In Castlevania 64, the world is split into stages that are far too long, and one mistake can spell your doom, throwing you back five minutes, ten minutes, or more. And if the camera didn’t get you, the controls will. And even before you get onto the wretched attempts at platforming, there’s the combat. You see, Ocarina of Time had already written the book on 3D combat, with its good camera control, lock-on capability and Z-targeting, not to mention a nice tutorial area to help you out.

But plainly it didn’t come soon enough for Castlevania 64, which would have you happily whip at nothing in particular, while the camera goes into “Boss Mode”, giving it licence to twist and turn like a rollercoaster as you desperately try to land a few licks on the big, ugly, low-poly skeleton. You’ll never do it, of course, and so the skellington knocks you over and you collapse and die, a crumpled set of polygons in a brown sea of dirge.

Even if you beat the enemies, the falls will get you, often into the poison water or from a great height, particularly when the grab-and-climb mechanic fails to work – again – and your useless body free-falls to another totally avoidable death. Not easy this vampire hunting lark, is it?

Ah, but look how much easier it was in SOTN – no camera woes or bottomless pits, easy combat and platforming that comes natural, stuff you’ve done a thousand times before. Why did Konami make things so hard for themselves, and for us, on the N64? Even saving your game is a pain, requiring the use of a Memory Pak shoved right up your N64 controller’s jacksy.

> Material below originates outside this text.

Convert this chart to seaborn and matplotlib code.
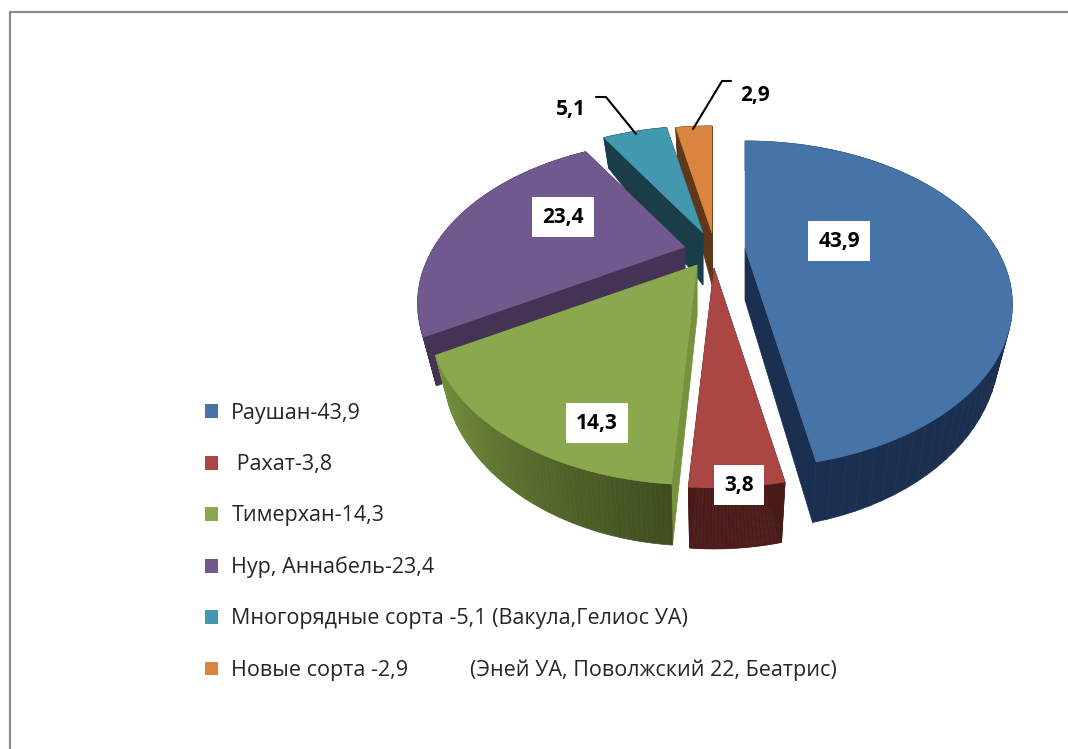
# encoding=utf-8
import numpy as np
import seaborn as sns
import matplotlib
matplotlib.use("Agg")
import matplotlib.pyplot as plt
from matplotlib.patches import Patch

# data
categories = ["Раушан", "Рахат", "Тимерхан", "Нур, Аннабель", "Многорядные сорта", "Новые сорта"]
values = [43.9, 3.8, 14.3, 23.4, 5.1, 2.9]
value_labels = ["43,9", "3,8", "14,3", "23,4", "5,1", "2,9"]
legend_labels = ["Раушан-43,9", " Рахат-3,8", "Тимерхан-14,3", "Нур, Аннабель-23,4",
                 "Многорядные сорта -5,1 (Вакула,Гелиос УА)",
                 "Новые сорта -2,9           (Эней УА, Поволжский 22, Беатрис)"]

# colours
top_colors = ["#4673A8", "#AA4643", "#8BA84F", "#71588F", "#4198AF", "#DB843D"]
face_colors = ["#1B3050", "#4A1A18", "#76923C", "#443355", "#1A3D4A", "#5E3818"]
wall_left = ["#1B3050", "#4A1A18", "#76923C", "#443355", "#1A3D4A", "#5E3818"]
wall_right = ["#1B3050", "#4A1A18", "#3F4D20", "#443355", "#1A3D4A", "#5E3818"]

# layout, in pixels of the picture
center = (700, 250)
explode = [(45, -2), (14, 18), (-3, 15), (-15, -3), (3, -17), (12, -17)]
Rx, Ry, persp = 251, 144, 0.345
depth, apex_depth = 40, 52
shrink = 0.95

sns.set_theme(style="white")
plt.rcParams["font.family"] = ["Open Sans", "DejaVu Sans"]

fig, ax = plt.subplots(figsize=(10.68, 7.49), dpi=100)
fig.subplots_adjust(0, 0, 1, 1)
ax.set_xlim(0, 1068)
ax.set_ylim(749, 0)
ax.axis("off")

# frame of the slide
ax.plot([10, 10, 1068], [749, 12, 12], color="#8C8C8C", lw=1.6, solid_joinstyle="miter")


def rim(theta, ox, oy, low=False):
    # perspective projection of a rim point of the disk
    u, v = np.sin(theta), np.cos(theta)
    d = 1 + persp * v
    x, y = Rx * u / d, -Ry * v / d
    if low:
        return ox + x * shrink, oy + y + depth / d
    return ox + x, oy + y


edges = np.deg2rad(np.concatenate([[0], np.cumsum(values)]) / np.sum(values) * 360)

# back slices first, front ones over them
for i in [5, 4, 0, 3, 1, 2]:
    ox, oy = center[0] + explode[i][0], center[1] + explode[i][1]
    th = np.linspace(edges[i], edges[i + 1], 70)
    tx, ty = rim(th, ox, oy)
    bx, by = rim(th, ox, oy, low=True)

    # the two cut faces
    for k in [0, -1]:
        ax.fill([ox, tx[k], bx[k], ox], [oy, ty[k], by[k], oy + apex_depth],
                color=face_colors[i], lw=0.5)

    # outer wall as thin shaded strips
    shades = sns.blend_palette([wall_left[i], wall_right[i]], len(th) - 1)
    shades = shades[::-1]
    for j in range(len(th) - 1):
        ax.fill([tx[j], tx[j + 1], bx[j + 1], bx[j]], [ty[j], ty[j + 1], by[j + 1], by[j]],
                color=shades[j], lw=0.5)

    # top of the slice
    ax.fill(np.r_[ox, tx], np.r_[oy, ty], color=top_colors[i], lw=0.3)

# labels in white boxes
label_pos = [(839, 241), (739, 485), (597, 423), (563, 217)]
for i, (x, y) in enumerate(label_pos):
    ax.text(x, y, value_labels[i], ha="center", va="center", fontsize=15, fontweight="bold",
            color="black", bbox=dict(facecolor="white", edgecolor="none", pad=7))
ax.text(571, 110, value_labels[4], ha="center", va="center", fontsize=15, fontweight="bold", color="black")
ax.text(755, 95, value_labels[5], ha="center", va="center", fontsize=15, fontweight="bold", color="black")

# leader lines
ax.plot([596, 606, 636], [97, 97, 134], color="black", lw=1.5)
ax.plot([731, 722, 693], [81, 81, 129], color="black", lw=1.5)

handles = [Patch(facecolor=c, edgecolor="none") for c in top_colors]
ax.legend(handles, legend_labels, loc="upper left", bbox_to_anchor=(205, 403),
          bbox_transform=ax.transData, frameon=False, fontsize=15.5,
          handlelength=0.62, handleheight=0.62, handletextpad=0.6, labelspacing=1.4,
          borderpad=0, borderaxespad=0, labelcolor="#262626")

plt.savefig("out.png", dpi=100)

Alright, let’s be fair, SOTN and all other PS1 games suffered this as well, and you needed a memory card, but at least you knew that going in. Due to the already astronomical cost of cartridge production, onboard SRAM memory wasn’t always available on N64 games – in fact, more often than not on non-first party or Rareware games you were quite lucky to have it.

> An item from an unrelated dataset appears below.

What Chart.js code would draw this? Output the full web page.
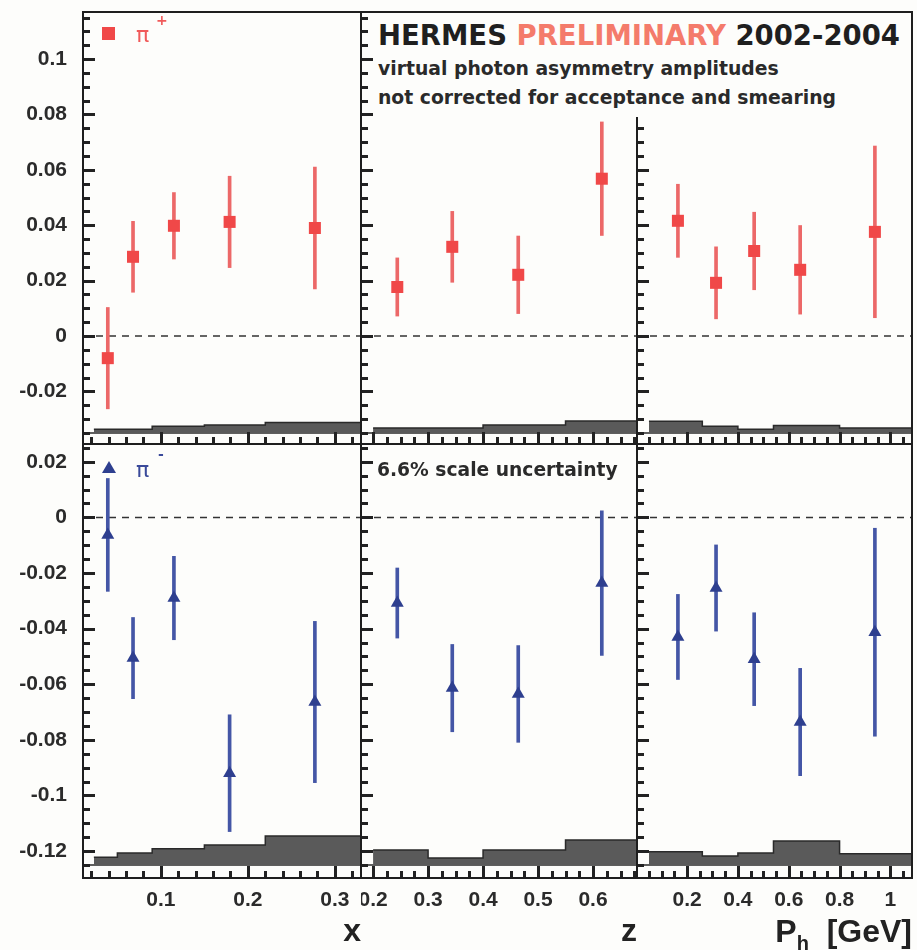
<!DOCTYPE html>
<html lang="en">
<head>
<meta charset="utf-8">
<title>HERMES preliminary - virtual photon asymmetry amplitudes</title>
<script src="https://cdn.jsdelivr.net/npm/chart.js@4.4.1/dist/chart.umd.min.js"></script>
<style>
  html, body { margin: 0; padding: 0; }
  body { width: 917px; height: 950px; position: relative; overflow: hidden; background: #fdfdfb; }
  canvas { position: absolute; }
  .txt { position: absolute; white-space: nowrap; font-family: 'DejaVu Sans', sans-serif; font-weight: bold; color: #2a2a2a; line-height: 1; z-index: 2; }
  #headerBox { position: absolute; left: 374px; top: 13px; width: 537px; height: 104px; background: #fdfdfb; z-index: 1; }
  .sq { position: absolute; width: 13px; height: 13px; background: #f04848; z-index: 2; }
  .tri { position: absolute; width: 0; height: 0; border-left: 7.5px solid transparent; border-right: 7.5px solid transparent; border-bottom: 12px solid #2e3f8f; z-index: 2; }
  .pi { position: absolute; font-family: 'DejaVu Sans', sans-serif; font-size: 22px; line-height: 1; z-index: 2; }
  .sup { position: absolute; font-family: 'DejaVu Sans', sans-serif; font-size: 14px; font-weight: bold; line-height: 1; z-index: 2; }
  .axt { position: absolute; font-family: 'Liberation Sans', Arial, sans-serif; font-weight: bold; font-size: 32px; line-height: 1; color: #222; white-space: nowrap; z-index: 2; }
  .axt sub { font-size: 20px; vertical-align: -8px; line-height: 0; }
</style>
</head>
<body>
<canvas id="c00"></canvas>
<canvas id="c01"></canvas>
<canvas id="c02"></canvas>
<canvas id="c10"></canvas>
<canvas id="c11"></canvas>
<canvas id="c12"></canvas>

<div id="headerBox"></div>
<div class="txt" style="left:378px;top:22px;font-size:27.5px;color:#1f1f1f">HERMES <span style="color:#f47b6b">PRELIMINARY</span> 2002-2004</div>
<div class="txt" style="left:378px;top:60px;font-size:18.8px">virtual photon asymmetry amplitudes</div>
<div class="txt" style="left:378px;top:89px;font-size:18.8px">not corrected for acceptance and smearing</div>
<div class="txt" style="left:377px;top:461px;font-size:18.7px">6.6% scale uncertainty</div>

<div class="sq" style="left:102px;top:27px"></div>
<div class="pi" style="left:136px;top:24px;color:#f05a5a">π</div>
<div class="sup" style="left:156px;top:13px;color:#f05a5a">+</div>
<div class="tri" style="left:102px;top:461px"></div>
<div class="pi" style="left:136px;top:459px;color:#3a4a9a">π</div>
<div class="sup" style="left:158px;top:447px;color:#3a4a9a">-</div>

<div class="axt" style="right:5px;top:915px">P<sub>h</sub>&nbsp;&nbsp;[GeV]</div>

<script>
// bin centres (mean x, z, Ph of each bin)
const xCenters = [0.039, 0.068, 0.115, 0.179, 0.277];
const zCenters = [0.244, 0.344, 0.464, 0.616];
const phCenters = [0.164, 0.314, 0.464, 0.645, 0.939];

// pi+ amplitudes with statistical errors
const piPlusX = [-0.0080, 0.0286, 0.0398, 0.0412, 0.0390];
const piPlusXErr = [0.0183, 0.0128, 0.0120, 0.0165, 0.0220];
const piPlusZ = [0.0177, 0.0322, 0.0221, 0.0568];
const piPlusZErr = [0.0105, 0.0128, 0.0140, 0.0205];
const piPlusPh = [0.0416, 0.0192, 0.0307, 0.0239, 0.0376];
const piPlusPhErr = [0.0132, 0.0130, 0.0140, 0.0160, 0.0310];

// pi- amplitudes with statistical errors
const piMinusX = [-0.0063, -0.0506, -0.0290, -0.0920, -0.0664];
const piMinusXErr = [0.0203, 0.0146, 0.0150, 0.0210, 0.0290];
const piMinusZ = [-0.0308, -0.0614, -0.0635, -0.0236];
const piMinusZErr = [0.0126, 0.0157, 0.0174, 0.0260];
const piMinusPh = [-0.0430, -0.0254, -0.0510, -0.0736, -0.0413];
const piMinusPhErr = [0.0153, 0.0155, 0.0167, 0.0193, 0.0374];

// systematic bands: bin edges and band heights
const xEdges = [0.023, 0.05, 0.09, 0.15, 0.22, 0.40];
const zEdges = [0.20, 0.30, 0.40, 0.55, 0.70];
const phEdges = [0.05, 0.26, 0.40, 0.54, 0.80, 1.20];
const piPlusSysX = [0.0013, 0.0013, 0.0024, 0.0029, 0.0038];
const piPlusSysZ = [0.0018, 0.0018, 0.0029, 0.0043];
const piPlusSysPh = [0.0042, 0.0024, 0.0013, 0.0027, 0.0018];
const piMinusSysX = [0.0028, 0.0043, 0.0058, 0.0072, 0.0104];
const piMinusSysZ = [0.0054, 0.0025, 0.0054, 0.0090];
const piMinusSysPh = [0.0047, 0.0032, 0.0043, 0.0086, 0.0040];

// tick labels
const xTicks = [0.1, 0.2, 0.3];
const zTicks = [0.2, 0.3, 0.4, 0.5, 0.6];
const phTicks = [0.2, 0.4, 0.6, 0.8, 1];
const yTicksPlus = [-0.02, 0, 0.02, 0.04, 0.06, 0.08, 0.1];
const yTicksMinus = [-0.12, -0.1, -0.08, -0.06, -0.04, -0.02, 0, 0.02];

// axis ranges
const axes = {
    x:  { min: 0.0105, max: 0.33,  ticks: xTicks,  minor: 0.02,  major: 0.1, title: 'x' },
    z:  { min: 0.178,  max: 0.68,  ticks: zTicks,  minor: 0.025, major: 0.1, title: 'z' },
    ph: { min: 0.003,  max: 1.085, ticks: phTicks, minor: 0.05,  major: 0.2, title: '' }
};
const rows = [
    { min: -0.039,  max: 0.117,  ticks: yTicksPlus,  base: -0.035, marker: '#f04848', bar: '#ec6868', shape: 'rect', radius: 8.5 },
    { min: -0.1297, max: 0.0264, ticks: yTicksMinus, base: -0.125, marker: '#2e3f8f', bar: '#4456a6', shape: 'triangle', radius: 7.5 }
];

// canvas placement (page pixels)
const colLeft = [0, 361, 637], colWidth = [361, 276, 280];
const rowTop = [0, 444], rowHeight = [444, 506];

const labelFont = { family: "'Liberation Sans', Arial, sans-serif", size: 21, weight: 'bold' };
const titleFont = { family: "'Liberation Sans', Arial, sans-serif", size: 32, weight: 'bold', lineHeight: 1 };
const fmt = v => String(+(+v).toFixed(3));

// ROOT style: ticks pointing into the frame + frame box
function rootTicks(minorX, majorX) {
    return {
        id: 'rootTicks',
        afterDraw(chart) {
            const { ctx, chartArea: a, scales } = chart;
            ctx.save();
            ctx.fillStyle = '#222222';
            const drawAxis = (scale, minor, major, horiz) => {
                for (let i = Math.ceil(scale.min / minor - 1e-6); i * minor <= scale.max + 1e-9; i++) {
                    const v = i * minor;
                    const isMajor = Math.abs(v / major - Math.round(v / major)) < 1e-6;
                    const len = isMajor ? 12 : 7;
                    const p = Math.round(scale.getPixelForValue(v));
                    if (horiz) ctx.fillRect(p - 1, a.bottom - len, 3, len);
                    else ctx.fillRect(a.left, p - 1, len, 3);
                }
            };
            drawAxis(scales.x, minorX, majorX, true);
            drawAxis(scales.y, 0.005, 0.02, false);
            ctx.lineWidth = 2;
            ctx.strokeStyle = '#1e1e1e';
            ctx.strokeRect(a.left, a.top, a.right - a.left, a.bottom - a.top);
            ctx.restore();
        }
    };
}

function makePanel(row, col, centers, vals, errs, edges, sys) {
    const r = rows[row];
    const ax = axes[['x', 'z', 'ph'][col]];
    const canvas = document.getElementById('c' + row + col);
    canvas.width = colWidth[col];
    canvas.height = rowHeight[row];
    canvas.style.left = colLeft[col] + 'px';
    canvas.style.top = rowTop[row] + 'px';

    const band = edges.map((e, i) => ({ x: e, y: r.base + sys[Math.min(i, sys.length - 1)] }));

    return new Chart(canvas, {
        type: 'scatter',
        data: {
            datasets: [
                { type: 'scatter', data: centers.map((x, i) => ({ x: x, y: vals[i] })),
                  pointStyle: r.shape, pointRadius: r.radius, backgroundColor: r.marker, borderWidth: 0, order: 0 },
                { type: 'bar', data: centers.map((x, i) => ({ x: x, y: [vals[i] - errs[i], vals[i] + errs[i]] })),
                  backgroundColor: r.bar, barThickness: 3, grouped: false, order: 1 },
                { type: 'line', data: [{ x: ax.min, y: 0 }, { x: ax.max, y: 0 }],
                  borderColor: '#333', borderWidth: 1.5, borderDash: [7, 6], pointRadius: 0, order: 2 },
                { type: 'line', data: band, stepped: true, fill: { value: r.base }, clip: 0,
                  backgroundColor: '#5a5a5a', borderColor: '#2a2a2a', borderWidth: 1.5, pointRadius: 0, order: 3 },
                { type: 'line', data: [{ x: ax.min, y: r.base }, { x: ax.max, y: r.base }],
                  borderColor: '#2a2a2a', borderWidth: 1.5, pointRadius: 0, order: 3 }
            ]
        },
        options: {
            responsive: false, animation: false, devicePixelRatio: 1, events: [],
            layout: { autoPadding: false, padding: { top: row === 0 ? 12 : 0, right: col === 2 ? 5 : 0, left: 0, bottom: 0 } },
            plugins: { legend: { display: false }, tooltip: { enabled: false } },
            scales: {
                x: {
                    type: 'linear', min: ax.min, max: ax.max, offset: false,
                    grid: { display: false, drawTicks: false, offset: false }, border: { display: false },
                    afterBuildTicks: s => { s.ticks = ax.ticks.map(v => ({ value: v })); },
                    ticks: { display: row === 1, autoSkip: false, maxRotation: 0, padding: 10,
                             color: '#2b2b2b', font: labelFont, callback: fmt },
                    title: { display: row === 1 && ax.title !== '', text: ax.title, align: 'end',
                             color: '#222', font: titleFont, padding: { top: 0, bottom: 2 } },
                    afterFit: s => { s.height = row === 1 ? 72 : 0; s.paddingLeft = 0; s.paddingRight = 0; }
                },
                y: {
                    type: 'linear', min: r.min, max: r.max, beginAtZero: false,
                    grid: { display: false, drawTicks: false }, border: { display: false },
                    afterBuildTicks: s => { s.ticks = r.ticks.map(v => ({ value: v })); },
                    ticks: { display: col === 0, autoSkip: false, padding: 16,
                             color: '#2b2b2b', font: labelFont, callback: fmt },
                    afterFit: s => { s.width = col === 0 ? 83 : 0; s.paddingTop = 0; s.paddingBottom = 0; }
                }
            }
        },
        plugins: [rootTicks(ax.minor, ax.major)]
    });
}

makePanel(0, 0, xCenters, piPlusX, piPlusXErr, xEdges, piPlusSysX);
makePanel(0, 1, zCenters, piPlusZ, piPlusZErr, zEdges, piPlusSysZ);
makePanel(0, 2, phCenters, piPlusPh, piPlusPhErr, phEdges, piPlusSysPh);
makePanel(1, 0, xCenters, piMinusX, piMinusXErr, xEdges, piMinusSysX);
makePanel(1, 1, zCenters, piMinusZ, piMinusZErr, zEdges, piMinusSysZ);
makePanel(1, 2, phCenters, piMinusPh, piMinusPhErr, phEdges, piMinusSysPh);
</script>
</body>
</html>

Just when does the N64 Castlevania instalment finish letting you down? The people behind this game have hopefully left game development and become undertakers instead. You know, when the Nintendo 64 is bad, it’s really bad. And God, you can’t even cope with music either.

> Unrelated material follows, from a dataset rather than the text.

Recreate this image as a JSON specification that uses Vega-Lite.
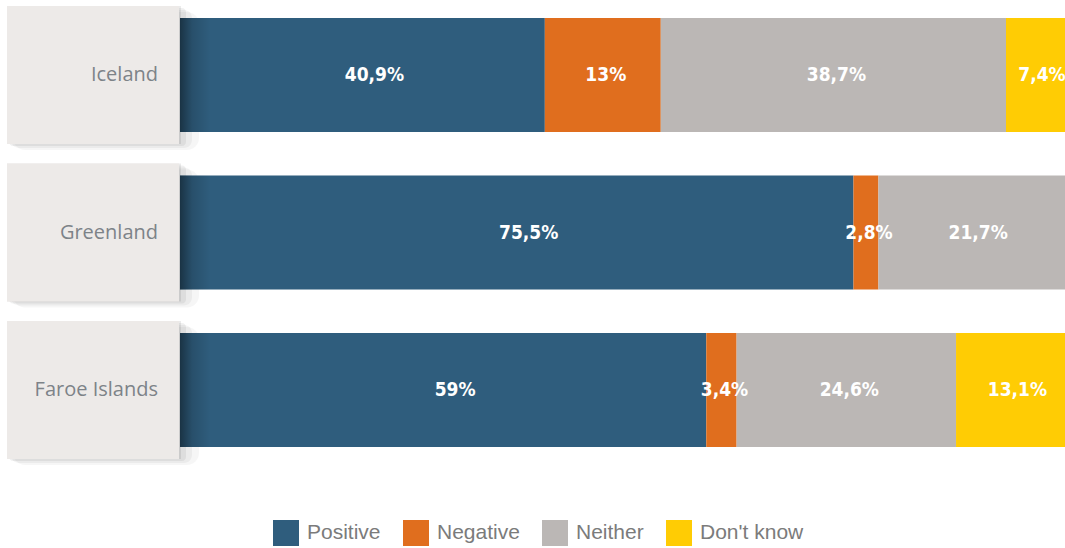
{
  "$schema": "https://vega.github.io/schema/vega-lite/v6.json",
  "padding": {"left": 7, "top": 6, "right": 0, "bottom": 0},
  "bounds": "flush",
  "background": "#ffffff",
  "config": {"view": {"stroke": null}, "concat": {"spacing": 1}},
  "datasets": {
    "survey": [
      {"country": "Iceland", "response": "Positive", "percent": 40.9},
      {"country": "Iceland", "response": "Negative", "percent": 13},
      {"country": "Iceland", "response": "Neither", "percent": 38.7},
      {"country": "Iceland", "response": "Don't know", "percent": 7.4},
      {"country": "Greenland", "response": "Positive", "percent": 75.5},
      {"country": "Greenland", "response": "Negative", "percent": 2.8},
      {"country": "Greenland", "response": "Neither", "percent": 21.7},
      {"country": "Faroe Islands", "response": "Positive", "percent": 59},
      {"country": "Faroe Islands", "response": "Negative", "percent": 3.4},
      {"country": "Faroe Islands", "response": "Neither", "percent": 24.6},
      {"country": "Faroe Islands", "response": "Don't know", "percent": 13.1}
    ]
  },
  "hconcat": [
    {
      "width": 172,
      "height": 453,
      "data": {"name": "survey"},
      "transform": [{"filter": "datum.response === 'Positive'"}],
      "encoding": {
        "y": {"field": "country", "type": "nominal", "sort": ["Iceland", "Greenland", "Faroe Islands"], "scale": {"paddingInner": 0.1238, "paddingOuter": 0}, "axis": null}
      },
      "layer": [
        {"mark": {"type": "rect", "color": "#000000", "opacity": 0.035, "xOffset": 6, "yOffset": 6, "x2Offset": 20, "y2Offset": 18, "cornerRadius": 12}, "encoding": {"x": {"value": 0}, "x2": {"value": "width"}}},
        {"mark": {"type": "rect", "color": "#000000", "opacity": 0.045, "xOffset": 4, "yOffset": 4, "x2Offset": 13, "y2Offset": 13, "cornerRadius": 8}, "encoding": {"x": {"value": 0}, "x2": {"value": "width"}}},
        {"mark": {"type": "rect", "color": "#000000", "opacity": 0.06, "xOffset": 2, "yOffset": 2, "x2Offset": 7, "y2Offset": 8, "cornerRadius": 4}, "encoding": {"x": {"value": 0}, "x2": {"value": "width"}}},
        {"mark": {"type": "rect", "color": "#000000", "opacity": 0.08, "x2Offset": 2, "y2Offset": 4}, "encoding": {"x": {"value": 0}, "x2": {"value": "width"}}},
        {"mark": {"type": "rect", "color": "#EDEAE8"}, "encoding": {"x": {"value": 0}, "x2": {"value": "width"}}},
        {"mark": {"type": "text", "align": "right", "baseline": "middle", "dx": -21, "font": "Open Sans", "fontSize": 20, "color": "#7D8388"}, "encoding": {"x": {"value": "width"}, "text": {"field": "country"}}}
      ]
    },
    {
      "width": 892,
      "height": 453,
      "data": {"name": "survey"},
      "transform": [
        {"calculate": "indexof(['Positive','Negative','Neither',\"Don't know\"], datum.response)", "as": "order"},
        {"stack": "percent", "groupby": ["country"], "sort": [{"field": "order", "order": "ascending"}], "as": ["x0", "x1"]},
        {"calculate": "(datum.x0 + datum.x1) / 2", "as": "mid"},
        {"calculate": "replace(format(datum.percent, '.1~f'), '.', ',') + '%'", "as": "label"}
      ],
      "encoding": {
        "y": {"field": "country", "type": "nominal", "sort": ["Iceland", "Greenland", "Faroe Islands"], "scale": {"paddingInner": 0.1238, "paddingOuter": 0}, "axis": null}
      },
      "layer": [
        {
          "mark": {"type": "bar", "height": {"band": 0.826}},
          "encoding": {
            "x": {"field": "x0", "type": "quantitative", "scale": {"domain": [0, 100], "nice": false, "zero": true}, "axis": null},
            "x2": {"field": "x1"},
            "color": {
              "field": "response", "type": "nominal",
              "scale": {"domain": ["Positive", "Negative", "Neither", "Don't know"], "range": ["#2F5D7D", "#E06E1E", "#BBB7B5", "#FFCC04"]},
              "legend": {
                "orient": "none", "legendX": 266, "legendY": 514, "direction": "horizontal", "columns": 4,
                "title": null, "padding": 0, "symbolType": "square", "symbolSize": 676, "symbolStrokeWidth": 0, "symbolOpacity": 1,
                "labelFont": "Liberation Sans", "labelFontSize": 21, "labelColor": "#7B7B7B", "labelOffset": 8, "columnPadding": 22
              }
            }
          }
        },
        {
          "transform": [{"filter": "datum.response === 'Positive'"}],
          "mark": {"type": "bar", "height": {"band": 0.826}, "fill": {"gradient": "linear", "x1": 0, "x2": 1, "y1": 0, "y2": 0, "stops": [{"offset": 0, "color": "rgba(0,0,0,0.45)"}, {"offset": 0.4, "color": "rgba(0,0,0,0.15)"}, {"offset": 1, "color": "rgba(0,0,0,0)"}]}},
          "encoding": {"x": {"datum": 0, "type": "quantitative"}, "x2": {"datum": 3.4}}
        },
        {
          "transform": [{"filter": "datum.response === 'Positive'"}],
          "mark": {"type": "text", "baseline": "middle", "align": "center", "dx": 12, "font": "'DejaVu Sans Condensed', 'Liberation Sans', sans-serif", "fontWeight": "bold", "fontSize": 19, "color": "#FFFFFF"},
          "encoding": {"x": {"field": "mid", "type": "quantitative"}, "text": {"field": "label"}}
        },
        {
          "transform": [{"filter": "datum.response !== 'Positive'"}],
          "mark": {"type": "text", "baseline": "middle", "align": "center", "dx": 3, "font": "'DejaVu Sans Condensed', 'Liberation Sans', sans-serif", "fontWeight": "bold", "fontSize": 19, "color": "#FFFFFF"},
          "encoding": {"x": {"field": "mid", "type": "quantitative"}, "text": {"field": "label"}}
        }
      ]
    }
  ]
}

Oftentimes it’s completely absent, or merely atmospheric (read – a few stock wind and bird sound effects in the background) and almost no remixes or callbacks to great tunes in earlier Castlevania games, and obviously the noises that did make it into the game ain’t designed to be played on a CD. That means it’s exceedingly low quality stuff, except for the violin remix of Divine Bloodlines on the title screen, which is properly good.

Compare all that to SOTN and… actually, you can’t compare the two. We are talking about two entirely separate leagues of music and sound here, two different sports even. With an incredible soundtrack and CD quality audio to compete against, Castlevania 64 can only retreat further and further behind its beer belly and opine to no-one that it didn’t want to get too muscular anyway, and that those high performers like SOTN and Castlevania Chronicles are all gay or something. Meanwhile Castlevania 64’s wife says nothing, maybe a condescending nod at her husband’s insecure words, while she looks at SOTN transfixed and involuntarily bites her bottom lip.

It’s embarrassing to watch, this. A defeated entity of absolutely zero self-worth trying in vain to establish itself. Take pity on it and bring Castlevania 64 out for an evening if you must, but get ready to be exposed to a gutlord camera, Pot Noodle controls, erectile dysfunctional music and dodgy combover graphics. And worse, it’ll try to blame you for all its problems and attempt to make you look bad by comparison. Meanwhile, SOTN’s already dumped your ex-wife, and is giving one to your high-school sweetheart for good measure.